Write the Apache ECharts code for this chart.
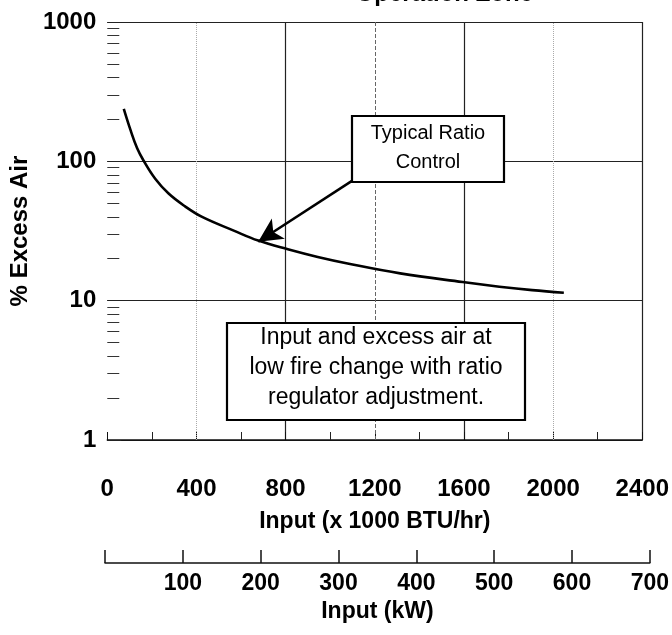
<!DOCTYPE html>
<html>
<head>
<meta charset="utf-8">
<script src="https://cdn.jsdelivr.net/npm/echarts@6/dist/echarts.min.js"></script>
<style>html,body{margin:0;padding:0;background:#fff;}#c{width:672px;height:635px;}</style>
</head>
<body>
<div id="c"></div>
<script>
// Curve: input (x1000 BTU/hr) vs % excess air
var inputBTU = [74, 104, 134, 163, 215, 275, 349, 423, 570, 677, 810, 944, 1078, 1314, 1594, 1759, 1906, 2048];
var excessAir = [238, 168, 124, 101, 75, 58.7, 47.5, 40.1, 31.7, 27.0, 23.4, 20.6, 18.5, 15.7, 13.6, 12.6, 11.9, 11.4];
var yTickLabels = ['1', '10', '100', '1000'];
var yMinorTicks = [2, 3, 4, 5, 6, 7, 8, 9, 20, 30, 40, 50, 60, 70, 80, 90, 200, 300, 400, 500, 600, 700, 800, 900];
var dashedGridX = [1200];
var dottedGridX = [400, 2000];
var arrowFrom = [1101, 73];
var arrowTo = [677, 26.5];
var box1Lines = ['Typical Ratio', 'Control'];
var box2Lines = ['Input and excess air at', 'low fire change with ratio', 'regulator adjustment.'];
var titleText = 'Operation Zone';

var FONT = '"Liberation Sans", Arial, Helvetica, sans-serif';
var chart = echarts.init(document.getElementById('c'), null, {renderer: 'canvas'});

var curve = inputBTU.map(function (x, i) { return [x, excessAir[i]]; });

var gridMarks = dashedGridX.map(function (v) {
  return {xAxis: v, lineStyle: {type: 'dashed', color: '#666', width: 1}};
}).concat(dottedGridX.map(function (v) {
  return {xAxis: v, lineStyle: {type: 'dotted', color: '#aaa', width: 1}};
}));

var option = {
  animation: false,
  backgroundColor: '#fff',
  grid: [
    {left: 105, right: 26, top: 22, bottom: 195},
    {left: 105, right: 20, top: 562, height: 1}
  ],
  xAxis: [
    {
      type: 'value', gridIndex: 0, min: 0, max: 2400, interval: 400,
      name: 'Input (x 1000 BTU/hr)', nameLocation: 'middle', nameGap: 70,
      nameTextStyle: {fontFamily: FONT, fontWeight: 'bold', fontSize: 23, color: '#000'},
      axisLine: {show: true, lineStyle: {color: '#111', width: 1.5}},
      axisTick: {show: true, inside: true, length: 8, lineStyle: {color: '#111'}},
      minorTick: {show: true, splitNumber: 2, length: 8, lineStyle: {color: '#222'}},
      axisLabel: {margin: 37, fontFamily: FONT, fontWeight: 'bold', fontSize: 24, color: '#000',
        formatter: function (v) { return String(v); }},
      splitLine: {show: true, lineStyle: {color: ['rgba(0,0,0,0)', 'rgba(0,0,0,0)', '#222', 'rgba(0,0,0,0)', '#222', 'rgba(0,0,0,0)', '#222'], width: 1.2}}
    },
    {
      type: 'value', gridIndex: 1, min: 0, max: 700, interval: 100,
      name: 'Input (kW)', nameLocation: 'middle', nameGap: 37,
      nameTextStyle: {fontFamily: FONT, fontWeight: 'bold', fontSize: 23, color: '#000'},
      axisLine: {show: true, onZero: false, lineStyle: {color: '#111', width: 1.5}},
      axisTick: {show: true, inside: true, length: 13, lineStyle: {color: '#111', width: 1.5}},
      axisLabel: {margin: 9, fontFamily: FONT, fontWeight: 'bold', fontSize: 23, color: '#000',
        formatter: function (v) { return v === 0 ? '' : String(v); }},
      splitLine: {show: false}
    }
  ],
  yAxis: [
    {
      type: 'log', gridIndex: 0, logBase: 10, min: 1, max: 1000,
      name: '% Excess Air', nameLocation: 'middle', nameRotate: 90, nameGap: 47,
      nameTextStyle: {fontFamily: FONT, fontWeight: 'bold', fontSize: 24, color: '#000'},
      axisLine: {show: false},
      axisTick: {show: true, inside: true, length: 14, lineStyle: {color: '#222'}},
      minorTick: {show: false},
      axisLabel: {margin: 11, fontFamily: FONT, fontWeight: 'bold', fontSize: 24, color: '#000',
        formatter: function (v) {
          var i = Math.round(Math.log10(v));
          return yTickLabels[i] !== undefined ? yTickLabels[i] : '';
        }},
      splitLine: {show: true, lineStyle: {color: '#222', width: 1.2}}
    },
    {type: 'value', gridIndex: 1, show: false, min: 0, max: 1},
    {
      type: 'log', gridIndex: 0, logBase: 10, min: 1, max: 1000, position: 'left',
      axisLine: {show: false},
      axisTick: {show: true, inside: true, length: 12, customValues: yMinorTicks, lineStyle: {color: '#333'}},
      axisLabel: {show: false},
      splitLine: {show: false}
    }
  ],
  series: [
    {
      type: 'line', xAxisIndex: 0, yAxisIndex: 0, data: curve,
      smooth: 0.4, showSymbol: false, silent: true,
      lineStyle: {color: '#000', width: 2.6},
      markLine: {
        silent: true, symbol: ['none', 'arrow'], symbolSize: [18, 24],
        label: {show: false},
        lineStyle: {color: '#000', width: 2.5, type: 'solid'},
        data: [[{coord: arrowFrom}, {coord: arrowTo}]]
      },
      z: 5
    },
    {
      type: 'line', xAxisIndex: 0, yAxisIndex: 0, data: curve,
      showSymbol: false, silent: true, lineStyle: {opacity: 0},
      markLine: {
        silent: true, symbol: 'none', label: {show: false},
        data: gridMarks
      },
      z: 1
    }
  ],
  graphic: [
    {type: 'text', x: 533, y: 6, z: 10, style: {text: titleText, align: 'right', verticalAlign: 'bottom',
      font: 'bold 24px ' + FONT, fill: '#000'}},
    {type: 'rect', z: 10, shape: {x: 352, y: 116, width: 152, height: 66},
      style: {fill: '#fff', stroke: '#000', lineWidth: 2.2}},
    {type: 'text', z: 11, x: 428, y: 148, style: {text: box1Lines.join('\n'), align: 'center', verticalAlign: 'middle',
      font: '20px ' + FONT, lineHeight: 29, fill: '#000'}},
    {type: 'rect', z: 10, shape: {x: 227, y: 323, width: 298, height: 97},
      style: {fill: '#fff', stroke: '#000', lineWidth: 2.2}},
    {type: 'text', z: 11, x: 376, y: 368, style: {text: box2Lines.join('\n'), align: 'center', verticalAlign: 'middle',
      font: '23px ' + FONT, lineHeight: 30, fill: '#000'}}
  ]
};
chart.setOption(option);
</script>
</body>
</html>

* Short task
All the material shown above is to be copied exactly, with no pictures carried over.

* Task answer
Write the Apache ECharts code for this chart.
<!DOCTYPE html>
<html>
<head>
<meta charset="utf-8">
<script src="https://cdn.jsdelivr.net/npm/echarts@6/dist/echarts.min.js"></script>
<style>html,body{margin:0;padding:0;background:#fff;}#c{width:672px;height:635px;}</style>
</head>
<body>
<div id="c"></div>
<script>
// Curve: input (x1000 BTU/hr) vs % excess air
var inputBTU = [74, 104, 134, 163, 215, 275, 349, 423, 570, 677, 810, 944, 1078, 1314, 1594, 1759, 1906, 2048];
var excessAir = [238, 168, 124, 101, 75, 58.7, 47.5, 40.1, 31.7, 27.0, 23.4, 20.6, 18.5, 15.7, 13.6, 12.6, 11.9, 11.4];
var yTickLabels = ['1', '10', '100', '1000'];
var yMinorTicks = [2, 3, 4, 5, 6, 7, 8, 9, 20, 30, 40, 50, 60, 70, 80, 90, 200, 300, 400, 500, 600, 700, 800, 900];
var dashedGridX = [1200];
var dottedGridX = [400, 2000];
var arrowFrom = [1101, 73];
var arrowTo = [677, 26.5];
var box1Lines = ['Typical Ratio', 'Control'];
var box2Lines = ['Input and excess air at', 'low fire change with ratio', 'regulator adjustment.'];
var titleText = 'Operation Zone';

var FONT = '"Liberation Sans", Arial, Helvetica, sans-serif';
var chart = echarts.init(document.getElementById('c'), null, {renderer: 'canvas'});

var curve = inputBTU.map(function (x, i) { return [x, excessAir[i]]; });

var gridMarks = dashedGridX.map(function (v) {
  return {xAxis: v, lineStyle: {type: 'dashed', color: '#666', width: 1}};
}).concat(dottedGridX.map(function (v) {
  return {xAxis: v, lineStyle: {type: 'dotted', color: '#aaa', width: 1}};
}));

var option = {
  animation: false,
  backgroundColor: '#fff',
  grid: [
    {left: 105, right: 26, top: 22, bottom: 195},
    {left: 105, right: 20, top: 562, height: 1}
  ],
  xAxis: [
    {
      type: 'value', gridIndex: 0, min: 0, max: 2400, interval: 400,
      name: 'Input (x 1000 BTU/hr)', nameLocation: 'middle', nameGap: 70,
      nameTextStyle: {fontFamily: FONT, fontWeight: 'bold', fontSize: 23, color: '#000'},
      axisLine: {show: true, lineStyle: {color: '#111', width: 1.5}},
      axisTick: {show: true, inside: true, length: 8, lineStyle: {color: '#111'}},
      minorTick: {show: true, splitNumber: 2, length: 8, lineStyle: {color: '#222'}},
      axisLabel: {margin: 37, fontFamily: FONT, fontWeight: 'bold', fontSize: 24, color: '#000',
        formatter: function (v) { return String(v); }},
      splitLine: {show: true, lineStyle: {color: ['rgba(0,0,0,0)', 'rgba(0,0,0,0)', '#222', 'rgba(0,0,0,0)', '#222', 'rgba(0,0,0,0)', '#222'], width: 1.2}}
    },
    {
      type: 'value', gridIndex: 1, min: 0, max: 700, interval: 100,
      name: 'Input (kW)', nameLocation: 'middle', nameGap: 37,
      nameTextStyle: {fontFamily: FONT, fontWeight: 'bold', fontSize: 23, color: '#000'},
      axisLine: {show: true, onZero: false, lineStyle: {color: '#111', width: 1.5}},
      axisTick: {show: true, inside: true, length: 13, lineStyle: {color: '#111', width: 1.5}},
      axisLabel: {margin: 9, fontFamily: FONT, fontWeight: 'bold', fontSize: 23, color: '#000',
        formatter: function (v) { return v === 0 ? '' : String(v); }},
      splitLine: {show: false}
    }
  ],
  yAxis: [
    {
      type: 'log', gridIndex: 0, logBase: 10, min: 1, max: 1000,
      name: '% Excess Air', nameLocation: 'middle', nameRotate: 90, nameGap: 47,
      nameTextStyle: {fontFamily: FONT, fontWeight: 'bold', fontSize: 24, color: '#000'},
      axisLine: {show: false},
      axisTick: {show: true, inside: true, length: 14, lineStyle: {color: '#222'}},
      minorTick: {show: false},
      axisLabel: {margin: 11, fontFamily: FONT, fontWeight: 'bold', fontSize: 24, color: '#000',
        formatter: function (v) {
          var i = Math.round(Math.log10(v));
          return yTickLabels[i] !== undefined ? yTickLabels[i] : '';
        }},
      splitLine: {show: true, lineStyle: {color: '#222', width: 1.2}}
    },
    {type: 'value', gridIndex: 1, show: false, min: 0, max: 1},
    {
      type: 'log', gridIndex: 0, logBase: 10, min: 1, max: 1000, position: 'left',
      axisLine: {show: false},
      axisTick: {show: true, inside: true, length: 12, customValues: yMinorTicks, lineStyle: {color: '#333'}},
      axisLabel: {show: false},
      splitLine: {show: false}
    }
  ],
  series: [
    {
      type: 'line', xAxisIndex: 0, yAxisIndex: 0, data: curve,
      smooth: 0.4, showSymbol: false, silent: true,
      lineStyle: {color: '#000', width: 2.6},
      markLine: {
        silent: true, symbol: ['none', 'arrow'], symbolSize: [18, 24],
        label: {show: false},
        lineStyle: {color: '#000', width: 2.5, type: 'solid'},
        data: [[{coord: arrowFrom}, {coord: arrowTo}]]
      },
      z: 5
    },
    {
      type: 'line', xAxisIndex: 0, yAxisIndex: 0, data: curve,
      showSymbol: false, silent: true, lineStyle: {opacity: 0},
      markLine: {
        silent: true, symbol: 'none', label: {show: false},
        data: gridMarks
      },
      z: 1
    }
  ],
  graphic: [
    {type: 'text', x: 533, y: 6, z: 10, style: {text: titleText, align: 'right', verticalAlign: 'bottom',
      font: 'bold 24px ' + FONT, fill: '#000'}},
    {type: 'rect', z: 10, shape: {x: 352, y: 116, width: 152, height: 66},
      style: {fill: '#fff', stroke: '#000', lineWidth: 2.2}},
    {type: 'text', z: 11, x: 428, y: 148, style: {text: box1Lines.join('\n'), align: 'center', verticalAlign: 'middle',
      font: '20px ' + FONT, lineHeight: 29, fill: '#000'}},
    {type: 'rect', z: 10, shape: {x: 227, y: 323, width: 298, height: 97},
      style: {fill: '#fff', stroke: '#000', lineWidth: 2.2}},
    {type: 'text', z: 11, x: 376, y: 368, style: {text: box2Lines.join('\n'), align: 'center', verticalAlign: 'middle',
      font: '23px ' + FONT, lineHeight: 30, fill: '#000'}}
  ]
};
chart.setOption(option);
</script>
</body>
</html>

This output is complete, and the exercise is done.